*SHORT TASK*
Quote the whole listing word for word. Do not include the pictures.

*RECORD LIST*
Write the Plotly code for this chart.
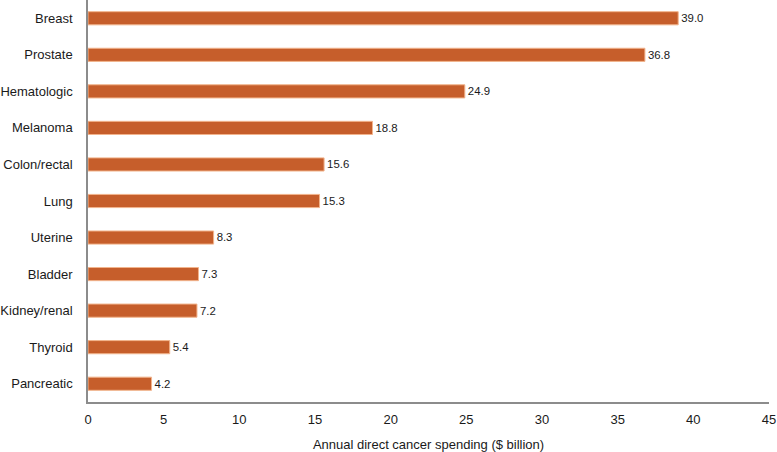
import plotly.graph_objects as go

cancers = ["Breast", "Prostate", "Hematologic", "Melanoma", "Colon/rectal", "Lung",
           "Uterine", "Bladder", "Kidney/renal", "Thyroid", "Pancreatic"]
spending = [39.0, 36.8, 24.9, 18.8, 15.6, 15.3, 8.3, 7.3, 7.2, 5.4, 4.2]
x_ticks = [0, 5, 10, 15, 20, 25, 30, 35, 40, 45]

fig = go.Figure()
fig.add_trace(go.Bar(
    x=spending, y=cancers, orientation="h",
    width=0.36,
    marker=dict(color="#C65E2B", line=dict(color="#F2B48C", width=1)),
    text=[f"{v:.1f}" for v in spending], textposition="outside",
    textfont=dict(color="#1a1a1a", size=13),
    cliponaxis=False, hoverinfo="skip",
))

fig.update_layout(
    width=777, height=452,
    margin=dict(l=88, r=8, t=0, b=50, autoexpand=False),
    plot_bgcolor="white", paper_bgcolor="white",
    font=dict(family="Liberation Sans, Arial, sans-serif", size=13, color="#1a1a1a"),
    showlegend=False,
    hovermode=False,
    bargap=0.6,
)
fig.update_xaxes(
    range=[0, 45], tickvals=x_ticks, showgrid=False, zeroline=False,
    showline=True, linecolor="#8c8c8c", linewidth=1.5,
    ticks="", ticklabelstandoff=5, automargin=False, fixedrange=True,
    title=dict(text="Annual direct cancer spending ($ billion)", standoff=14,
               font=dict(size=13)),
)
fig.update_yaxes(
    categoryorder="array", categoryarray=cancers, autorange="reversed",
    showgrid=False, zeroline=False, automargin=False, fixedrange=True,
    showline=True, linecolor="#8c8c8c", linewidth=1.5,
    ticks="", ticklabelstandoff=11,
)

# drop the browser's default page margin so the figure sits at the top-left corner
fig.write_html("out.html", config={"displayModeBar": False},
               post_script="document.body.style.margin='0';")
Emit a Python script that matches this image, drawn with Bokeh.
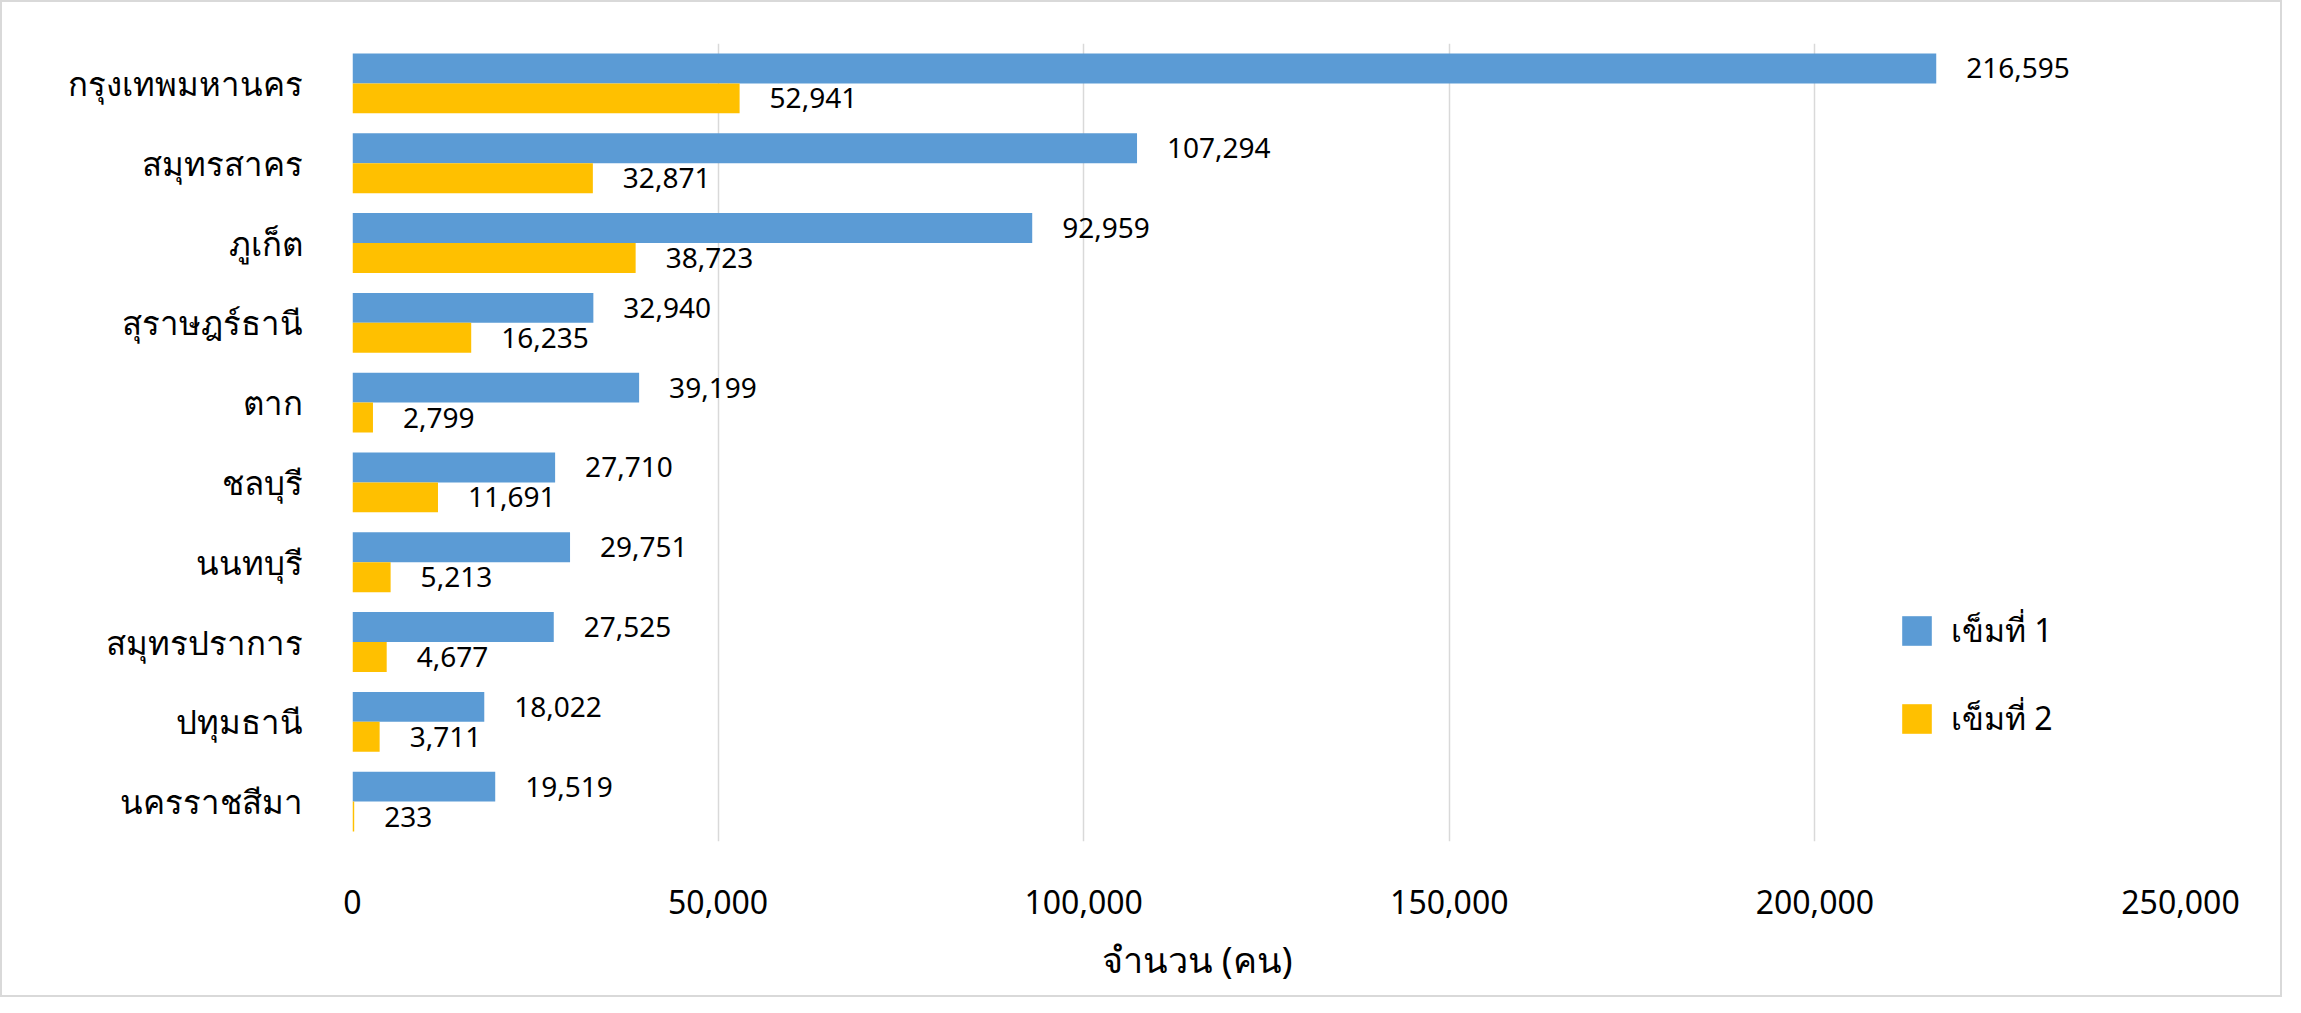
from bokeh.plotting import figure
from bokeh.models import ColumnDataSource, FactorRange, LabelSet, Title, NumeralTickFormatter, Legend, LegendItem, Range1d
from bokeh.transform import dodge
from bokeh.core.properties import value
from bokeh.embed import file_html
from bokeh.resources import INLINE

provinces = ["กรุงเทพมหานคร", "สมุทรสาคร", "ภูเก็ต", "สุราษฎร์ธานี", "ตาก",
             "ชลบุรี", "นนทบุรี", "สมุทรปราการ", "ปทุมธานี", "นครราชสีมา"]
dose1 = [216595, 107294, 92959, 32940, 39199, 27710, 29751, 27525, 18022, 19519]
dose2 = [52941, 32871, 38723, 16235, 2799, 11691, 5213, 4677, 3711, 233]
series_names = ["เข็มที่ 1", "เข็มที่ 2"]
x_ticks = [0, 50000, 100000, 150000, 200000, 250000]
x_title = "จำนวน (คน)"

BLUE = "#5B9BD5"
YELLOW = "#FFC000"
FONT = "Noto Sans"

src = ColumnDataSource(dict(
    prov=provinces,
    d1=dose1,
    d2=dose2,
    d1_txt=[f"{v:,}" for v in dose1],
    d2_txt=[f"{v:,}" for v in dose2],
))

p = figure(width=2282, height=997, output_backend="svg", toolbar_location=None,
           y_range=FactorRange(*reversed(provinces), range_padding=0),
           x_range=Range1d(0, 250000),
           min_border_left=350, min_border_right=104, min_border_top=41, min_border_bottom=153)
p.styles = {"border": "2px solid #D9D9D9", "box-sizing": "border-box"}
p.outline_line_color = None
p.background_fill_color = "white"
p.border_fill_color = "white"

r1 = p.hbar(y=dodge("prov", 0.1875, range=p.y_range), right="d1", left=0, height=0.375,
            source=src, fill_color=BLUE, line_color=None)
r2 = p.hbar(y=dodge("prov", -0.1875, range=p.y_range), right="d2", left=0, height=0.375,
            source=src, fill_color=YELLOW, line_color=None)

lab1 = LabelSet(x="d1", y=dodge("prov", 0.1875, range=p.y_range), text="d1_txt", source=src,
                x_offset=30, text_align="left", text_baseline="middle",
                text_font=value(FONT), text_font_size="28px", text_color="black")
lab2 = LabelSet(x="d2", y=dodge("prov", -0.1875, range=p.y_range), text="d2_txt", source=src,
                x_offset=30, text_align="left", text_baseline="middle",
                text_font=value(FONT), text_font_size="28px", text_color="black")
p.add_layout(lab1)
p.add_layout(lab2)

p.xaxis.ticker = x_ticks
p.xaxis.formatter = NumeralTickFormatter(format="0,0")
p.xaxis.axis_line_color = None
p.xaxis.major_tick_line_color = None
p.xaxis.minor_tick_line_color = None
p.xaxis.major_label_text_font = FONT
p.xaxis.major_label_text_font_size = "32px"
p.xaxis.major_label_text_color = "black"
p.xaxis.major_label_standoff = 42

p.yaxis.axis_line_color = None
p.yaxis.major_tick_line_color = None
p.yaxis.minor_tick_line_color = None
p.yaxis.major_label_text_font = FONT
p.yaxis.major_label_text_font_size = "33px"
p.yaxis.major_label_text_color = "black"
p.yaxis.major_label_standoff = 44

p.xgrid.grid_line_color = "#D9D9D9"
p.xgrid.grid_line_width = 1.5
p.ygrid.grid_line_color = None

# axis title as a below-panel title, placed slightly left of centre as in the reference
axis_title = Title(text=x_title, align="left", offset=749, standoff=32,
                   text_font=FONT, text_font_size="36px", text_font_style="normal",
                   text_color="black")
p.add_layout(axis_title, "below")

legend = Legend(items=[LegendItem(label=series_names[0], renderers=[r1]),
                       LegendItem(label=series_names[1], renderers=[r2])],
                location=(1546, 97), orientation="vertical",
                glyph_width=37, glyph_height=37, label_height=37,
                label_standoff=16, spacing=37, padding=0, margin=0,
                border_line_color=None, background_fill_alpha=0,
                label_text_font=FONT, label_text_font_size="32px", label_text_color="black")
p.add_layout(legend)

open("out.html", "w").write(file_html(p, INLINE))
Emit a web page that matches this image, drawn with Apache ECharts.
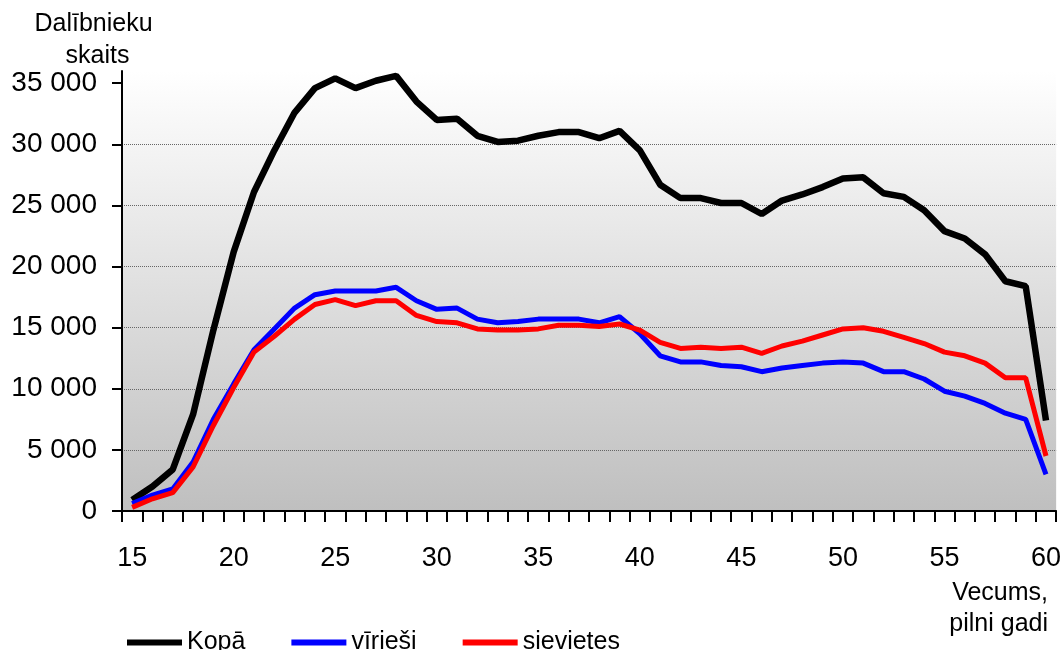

*EXERCISE SOLUTION*
Write the Plotly code for this chart.
import plotly.graph_objects as go

cancers = ["Breast", "Prostate", "Hematologic", "Melanoma", "Colon/rectal", "Lung",
           "Uterine", "Bladder", "Kidney/renal", "Thyroid", "Pancreatic"]
spending = [39.0, 36.8, 24.9, 18.8, 15.6, 15.3, 8.3, 7.3, 7.2, 5.4, 4.2]
x_ticks = [0, 5, 10, 15, 20, 25, 30, 35, 40, 45]

fig = go.Figure()
fig.add_trace(go.Bar(
    x=spending, y=cancers, orientation="h",
    width=0.36,
    marker=dict(color="#C65E2B", line=dict(color="#F2B48C", width=1)),
    text=[f"{v:.1f}" for v in spending], textposition="outside",
    textfont=dict(color="#1a1a1a", size=13),
    cliponaxis=False, hoverinfo="skip",
))

fig.update_layout(
    width=777, height=452,
    margin=dict(l=88, r=8, t=0, b=50, autoexpand=False),
    plot_bgcolor="white", paper_bgcolor="white",
    font=dict(family="Liberation Sans, Arial, sans-serif", size=13, color="#1a1a1a"),
    showlegend=False,
    hovermode=False,
    bargap=0.6,
)
fig.update_xaxes(
    range=[0, 45], tickvals=x_ticks, showgrid=False, zeroline=False,
    showline=True, linecolor="#8c8c8c", linewidth=1.5,
    ticks="", ticklabelstandoff=5, automargin=False, fixedrange=True,
    title=dict(text="Annual direct cancer spending ($ billion)", standoff=14,
               font=dict(size=13)),
)
fig.update_yaxes(
    categoryorder="array", categoryarray=cancers, autorange="reversed",
    showgrid=False, zeroline=False, automargin=False, fixedrange=True,
    showline=True, linecolor="#8c8c8c", linewidth=1.5,
    ticks="", ticklabelstandoff=11,
)

# drop the browser's default page margin so the figure sits at the top-left corner
fig.write_html("out.html", config={"displayModeBar": False},
               post_script="document.body.style.margin='0';")
Emit a Python script that matches this image, drawn with Bokeh.
from bokeh.plotting import figure
from bokeh.models import ColumnDataSource, FactorRange, LabelSet, Title, NumeralTickFormatter, Legend, LegendItem, Range1d
from bokeh.transform import dodge
from bokeh.core.properties import value
from bokeh.embed import file_html
from bokeh.resources import INLINE

provinces = ["กรุงเทพมหานคร", "สมุทรสาคร", "ภูเก็ต", "สุราษฎร์ธานี", "ตาก",
             "ชลบุรี", "นนทบุรี", "สมุทรปราการ", "ปทุมธานี", "นครราชสีมา"]
dose1 = [216595, 107294, 92959, 32940, 39199, 27710, 29751, 27525, 18022, 19519]
dose2 = [52941, 32871, 38723, 16235, 2799, 11691, 5213, 4677, 3711, 233]
series_names = ["เข็มที่ 1", "เข็มที่ 2"]
x_ticks = [0, 50000, 100000, 150000, 200000, 250000]
x_title = "จำนวน (คน)"

BLUE = "#5B9BD5"
YELLOW = "#FFC000"
FONT = "Noto Sans"

src = ColumnDataSource(dict(
    prov=provinces,
    d1=dose1,
    d2=dose2,
    d1_txt=[f"{v:,}" for v in dose1],
    d2_txt=[f"{v:,}" for v in dose2],
))

p = figure(width=2282, height=997, output_backend="svg", toolbar_location=None,
           y_range=FactorRange(*reversed(provinces), range_padding=0),
           x_range=Range1d(0, 250000),
           min_border_left=350, min_border_right=104, min_border_top=41, min_border_bottom=153)
p.styles = {"border": "2px solid #D9D9D9", "box-sizing": "border-box"}
p.outline_line_color = None
p.background_fill_color = "white"
p.border_fill_color = "white"

r1 = p.hbar(y=dodge("prov", 0.1875, range=p.y_range), right="d1", left=0, height=0.375,
            source=src, fill_color=BLUE, line_color=None)
r2 = p.hbar(y=dodge("prov", -0.1875, range=p.y_range), right="d2", left=0, height=0.375,
            source=src, fill_color=YELLOW, line_color=None)

lab1 = LabelSet(x="d1", y=dodge("prov", 0.1875, range=p.y_range), text="d1_txt", source=src,
                x_offset=30, text_align="left", text_baseline="middle",
                text_font=value(FONT), text_font_size="28px", text_color="black")
lab2 = LabelSet(x="d2", y=dodge("prov", -0.1875, range=p.y_range), text="d2_txt", source=src,
                x_offset=30, text_align="left", text_baseline="middle",
                text_font=value(FONT), text_font_size="28px", text_color="black")
p.add_layout(lab1)
p.add_layout(lab2)

p.xaxis.ticker = x_ticks
p.xaxis.formatter = NumeralTickFormatter(format="0,0")
p.xaxis.axis_line_color = None
p.xaxis.major_tick_line_color = None
p.xaxis.minor_tick_line_color = None
p.xaxis.major_label_text_font = FONT
p.xaxis.major_label_text_font_size = "32px"
p.xaxis.major_label_text_color = "black"
p.xaxis.major_label_standoff = 42

p.yaxis.axis_line_color = None
p.yaxis.major_tick_line_color = None
p.yaxis.minor_tick_line_color = None
p.yaxis.major_label_text_font = FONT
p.yaxis.major_label_text_font_size = "33px"
p.yaxis.major_label_text_color = "black"
p.yaxis.major_label_standoff = 44

p.xgrid.grid_line_color = "#D9D9D9"
p.xgrid.grid_line_width = 1.5
p.ygrid.grid_line_color = None

# axis title as a below-panel title, placed slightly left of centre as in the reference
axis_title = Title(text=x_title, align="left", offset=749, standoff=32,
                   text_font=FONT, text_font_size="36px", text_font_style="normal",
                   text_color="black")
p.add_layout(axis_title, "below")

legend = Legend(items=[LegendItem(label=series_names[0], renderers=[r1]),
                       LegendItem(label=series_names[1], renderers=[r2])],
                location=(1546, 97), orientation="vertical",
                glyph_width=37, glyph_height=37, label_height=37,
                label_standoff=16, spacing=37, padding=0, margin=0,
                border_line_color=None, background_fill_alpha=0,
                label_text_font=FONT, label_text_font_size="32px", label_text_color="black")
p.add_layout(legend)

open("out.html", "w").write(file_html(p, INLINE))
Emit a web page that matches this image, drawn with Apache ECharts.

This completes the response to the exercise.